The following drugs are NOT safe for use with Ayahuasca:

  • Other MAOIs
  • SSRIs (selective serotonin reuptake inhibitor)
  • Antidepressants
  • Alcohol
  • Antipsychotics
  • Appetite suppressants (diet pills)
  • CNS (central nervous system) depressants
  • Amphetamines (including meth and dex, variants)
  • Antihypertensives (high blood pressure medicine)
  • Medicine for asthma, bronchitis, or other breathing problems
  • Antihistamines, medicines for colds, sinus problems, hay fever, or allergies (Actifed DM, Benadryl, Benylin, Chlor-Trimeton, Compoz, etc.)
  • Tryptamines

Specific drugs and herbs to be avoided (this list is not comprehensive, buy may answer some specific questions):

  • Actifed
  • Amantadine hydrochloride (Symmetrel)
  • Amoxapine (Asendin)
  • Benadryl
  • Benylin
  • Bupropion (Wellbutrin)
  • Buspirone (BuSpar)
  • Carbamazepine (Tegretol, Epitol)
  • Chlor-Trimeton
  • Clomipramine (Anafranil)
  • Cocaine
  • Cyclobenzaprine (Flexeril)
  • Cyclizine (Marezine)
  • Desipramine (Pertofrane)
  • Dextromethorphan (DXM)
  • Disopyramide (Norpace)
  • Doxepin (Sinequan)
  • Ephedra
  • Ephedrine
  • Flavoxate Hydrochloride (Urispas)
  • Fluoxetine (Prozac)
  • Ginseng
  • Imipramine (Tofranil)
  • Isocarboxazid (Marplan)
  • Kava
  • Levodopa (Dopar, Larodopa)
  • Loratadine (Claritin)
  • Maprotiline (Ludiomil)
  • Meperidine (Demerol)
  • Methylphenidate (Ritalin)
  • Nortriptyline (Aventyl)
  • Oxybutynin chloride (Ditropan)
  • Orphenadrine (Norflex)
  • Parnate
  • Paroxetine (Paxil)
  • Phenergen
  • Phenelzine (Nardil)
  • Procainamide (Pronestyl)
  • Protriptyline (Vivactil)
  • Pseudoephedrine
  • Quinidine (Quinidex)
  • Salbutamol
  • Salmeterol
  • Selegiline (Eldepryl)
  • Sertraline (Zoloft)
  • Sinicuichi
  • St John's Wort
  • Tegretol
  • Temaril
  • Tranylcypromine (Parnate)
  • Tricyclic antidepressants (Amitriptyline, Elavil)
  • Trimipramine (Surmontil)
  • Yohimbine

Is an Ayahuasca diet necessary for microdosing?

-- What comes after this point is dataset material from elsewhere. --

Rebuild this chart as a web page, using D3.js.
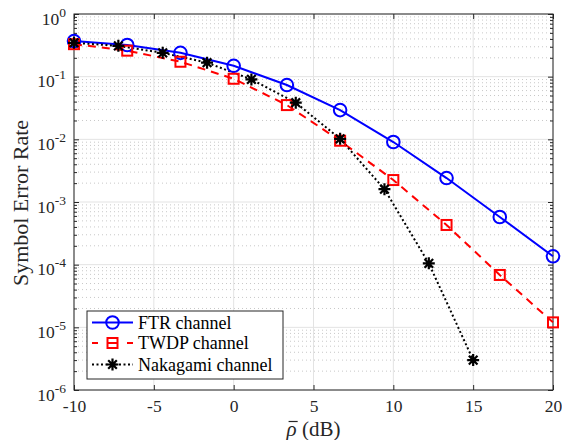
<!DOCTYPE html>
<html><head><meta charset="utf-8">
<script src="https://cdn.jsdelivr.net/npm/d3@7"></script>
<style>
html,body{margin:0;padding:0;background:#fff;}
svg{display:block;font-family:"Liberation Serif","Times New Roman",serif;}
</style></head>
<body>
<svg id="chart" width="562" height="440"></svg>
<script>
// ---- data ----
const ftrX = [-10, -6.667, -3.333, 0, 3.333, 6.667, 10, 13.333, 16.667, 20];
const ftrY = [0.37, 0.32, 0.24, 0.149, 0.0735, 0.0293, 0.00906, 0.00241, 0.000577, 0.000136];
const twdpX = [-10, -6.667, -3.333, 0, 3.333, 6.667, 10, 13.333, 16.667, 20];
const twdpY = [0.33, 0.26, 0.173, 0.0926, 0.0352, 0.0095, 0.00224, 0.00043, 0.0000685, 0.000012];
const nakX = [-10, -7.222, -4.444, -1.667, 1.111, 3.889, 6.667, 9.444, 12.222, 15];
const nakY = [0.347, 0.31, 0.24, 0.167, 0.0905, 0.0384, 0.0102, 0.0016, 0.000105, 0.000003];
const xTicks = [-10, -5, 0, 5, 10, 15, 20];
const xTickLabels = ["-10", "-5", "0", "5", "10", "15", "20"];
const yExponents = [0, -1, -2, -3, -4, -5, -6];
const seriesNames = ["FTR channel", "TWDP channel", "Nakagami channel"];

const svg = d3.select("#chart");
const L = 74, R = 553, T = 14, B = 390;
const x = d3.scaleLinear().domain([-10, 20]).range([L, R]);
const y = d3.scaleLog().domain([1e-6, 1]).range([B, T]);

const axisColor = "#262626";
const tickFont = 17.5;

// grid
const grid = svg.append("g");
const minorVals = [];
for (let e = -6; e < 0; e++) for (let m = 2; m <= 9; m++) minorVals.push(m * Math.pow(10, e));
grid.selectAll("line.minor").data(minorVals).enter().append("line")
  .attr("x1", L).attr("x2", R)
  .attr("y1", d => y(d)).attr("y2", d => y(d))
  .attr("stroke", "#c8c8c8").attr("stroke-width", 1).attr("stroke-dasharray", "1,3");
grid.selectAll("line.majy").data(yExponents).enter().append("line")
  .attr("x1", L).attr("x2", R)
  .attr("y1", d => y(Math.pow(10, d))).attr("y2", d => y(Math.pow(10, d)))
  .attr("stroke", "#e3e3e3").attr("stroke-width", 1);
grid.selectAll("line.majx").data(xTicks).enter().append("line")
  .attr("x1", d => x(d)).attr("x2", d => x(d))
  .attr("y1", T).attr("y2", B)
  .attr("stroke", "#e3e3e3").attr("stroke-width", 1);

// axes
const xAxisB = d3.axisBottom(x).tickValues(xTicks).tickSize(-5).tickFormat((d, i) => xTickLabels[i]).tickPadding(10);
const gxb = svg.append("g").attr("transform", `translate(0,${B})`).call(xAxisB);
gxb.select(".domain").remove();
gxb.selectAll("line").attr("stroke", axisColor);
gxb.selectAll("text").attr("font-size", tickFont).attr("fill", axisColor).attr("font-family", "Liberation Serif");

const xAxisT = d3.axisTop(x).tickValues(xTicks).tickSize(-5).tickFormat("");
const gxt = svg.append("g").attr("transform", `translate(0,${T})`).call(xAxisT);
gxt.select(".domain").remove();
gxt.selectAll("line").attr("stroke", axisColor);

const majVals = yExponents.map(e => Math.pow(10, e));
function yAxisPart(axisFn, pos, vals, size) {
  const g = svg.append("g").attr("transform", `translate(${pos},0)`)
    .call(axisFn(y).tickValues(vals).tickSize(size).tickFormat(""));
  g.select(".domain").remove();
  g.selectAll("line").attr("stroke", axisColor);
}
yAxisPart(d3.axisLeft, L, majVals, -5);
yAxisPart(d3.axisLeft, L, minorVals, -3);
yAxisPart(d3.axisRight, R, majVals, -5);
yAxisPart(d3.axisRight, R, minorVals, -3);

// y tick labels with superscripts
const ylab = svg.append("g");
yExponents.forEach(e => {
  const t = ylab.append("text")
    .attr("x", L - 8).attr("y", y(Math.pow(10, e)) + 10.5)
    .attr("text-anchor", "end").attr("font-size", tickFont).attr("fill", axisColor);
  t.append("tspan").text("10");
  t.append("tspan").attr("dy", -8).attr("font-size", 13.5).text(String(e));
});

// box
svg.append("rect").attr("x", L).attr("y", T).attr("width", R - L).attr("height", B - T)
  .attr("fill", "none").attr("stroke", axisColor).attr("stroke-width", 1);

// series
const line = d3.line().x(d => x(d[0])).y(d => y(d[1]));
const zip = (a, b) => a.map((v, i) => [v, b[i]]);
const ftr = zip(ftrX, ftrY), twdp = zip(twdpX, twdpY), nak = zip(nakX, nakY);

const plot = svg.append("g");
plot.append("path").attr("d", line(ftr)).attr("fill", "none").attr("stroke", "#0000ff").attr("stroke-width", 2);
plot.append("path").attr("d", line(twdp)).attr("fill", "none").attr("stroke", "#ff0000").attr("stroke-width", 2).attr("stroke-dasharray", "8,6");
plot.append("path").attr("d", line(nak)).attr("fill", "none").attr("stroke", "#000").attr("stroke-width", 2).attr("stroke-dasharray", "2,2.5");

function circleMarker(g, cx, cy) {
  g.append("circle").attr("cx", cx).attr("cy", cy).attr("r", 6.3)
    .attr("fill", "none").attr("stroke", "#0000ff").attr("stroke-width", 2);
}
function squareMarker(g, cx, cy) {
  g.append("rect").attr("x", cx - 5).attr("y", cy - 5).attr("width", 10).attr("height", 10)
    .attr("fill", "none").attr("stroke", "#ff0000").attr("stroke-width", 2);
}
function starMarker(g, cx, cy) {
  const r = 6, d = r * 0.72;
  const p = `M${cx - r},${cy}L${cx + r},${cy}M${cx},${cy - r}L${cx},${cy + r}` +
    `M${cx - d},${cy - d}L${cx + d},${cy + d}M${cx - d},${cy + d}L${cx + d},${cy - d}`;
  g.append("path").attr("d", p).attr("stroke", "#000").attr("stroke-width", 2.2).attr("fill", "none");
}
ftr.forEach(d => circleMarker(plot, x(d[0]), y(d[1])));
twdp.forEach(d => squareMarker(plot, x(d[0]), y(d[1])));
nak.forEach(d => starMarker(plot, x(d[0]), y(d[1])));

// legend
const lg = svg.append("g");
lg.append("rect").attr("x", 87).attr("y", 311).attr("width", 196).attr("height", 68)
  .attr("fill", "#fff").attr("stroke", axisColor).attr("stroke-width", 1);
const rows = [322.5, 343, 364.5];
const styles = [
  {c: "#0000ff", dash: null, m: circleMarker},
  {c: "#ff0000", dash: "6,9.5,10,9.5,6", m: squareMarker},
  {c: "#000", dash: "2,2.5", m: starMarker}
];
rows.forEach((ry, i) => {
  const s = styles[i];
  const ln = lg.append("line").attr("x1", 92).attr("x2", 133).attr("y1", ry).attr("y2", ry)
    .attr("stroke", s.c).attr("stroke-width", 2);
  if (s.dash) ln.attr("stroke-dasharray", s.dash);
  s.m(lg, 112.5, ry);
  lg.append("text").attr("x", 138).attr("y", ry + 6).attr("font-size", 18)
    .attr("fill", "#000").text(seriesNames[i]);
});

// axis labels
svg.append("text").attr("transform", `translate(28,${(T + B) / 2 + 1}) rotate(-90)`)
  .attr("text-anchor", "middle").attr("font-size", 22).attr("fill", axisColor)
  .text("Symbol Error Rate");
const xlY = 435.5;
const xl = svg.append("text").attr("x", (L + R) / 2).attr("y", xlY)
  .attr("text-anchor", "middle").attr("font-size", 21).attr("fill", axisColor);
xl.append("tspan").attr("font-style", "italic").text("ρ");
xl.append("tspan").text(" (dB)");
// macron over rho
const node = xl.node();
const s0 = node.getStartPositionOfChar(0), e0 = node.getEndPositionOfChar(0);
svg.append("line")
  .attr("x1", s0.x + 2).attr("x2", e0.x + 1)
  .attr("y1", xlY - 14).attr("y2", xlY - 14)
  .attr("stroke", axisColor).attr("stroke-width", 1.2);
</script>
</body></html>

Taking microdoses of B. caapi probably doesn’t require you to maintain a strict Ayahuasca diet, since the levels are so low that there’s a very minimal risk of the hypertensive crisis that the diet aims to prevent. But if you want to follow the dietary guidelines usually recommended for an Ayahuasca dieta, it might help get you into the spirit of it. Even though microdosing shouldn’t warrant a full Ayahuasca diet, some dietary precautions are advised, as there are foods that can be dangerous in combination with MAOIs. Specifically avoid aged cheeses, cured meats, soy sauce, fermented foods (like tofu), pickled vegetables, spicy foods, alcohol in general (especially red wine), aspartame, and large amounts of dark chocolate. Some people are much more sensitive to the beta carbolines in micro dosing pure vine only. If, after micro dosing, you begin to feel anxiety, take a look at the foods you are eating, avoid foods that contain Tyramine such as fermented foods, red wine, etc.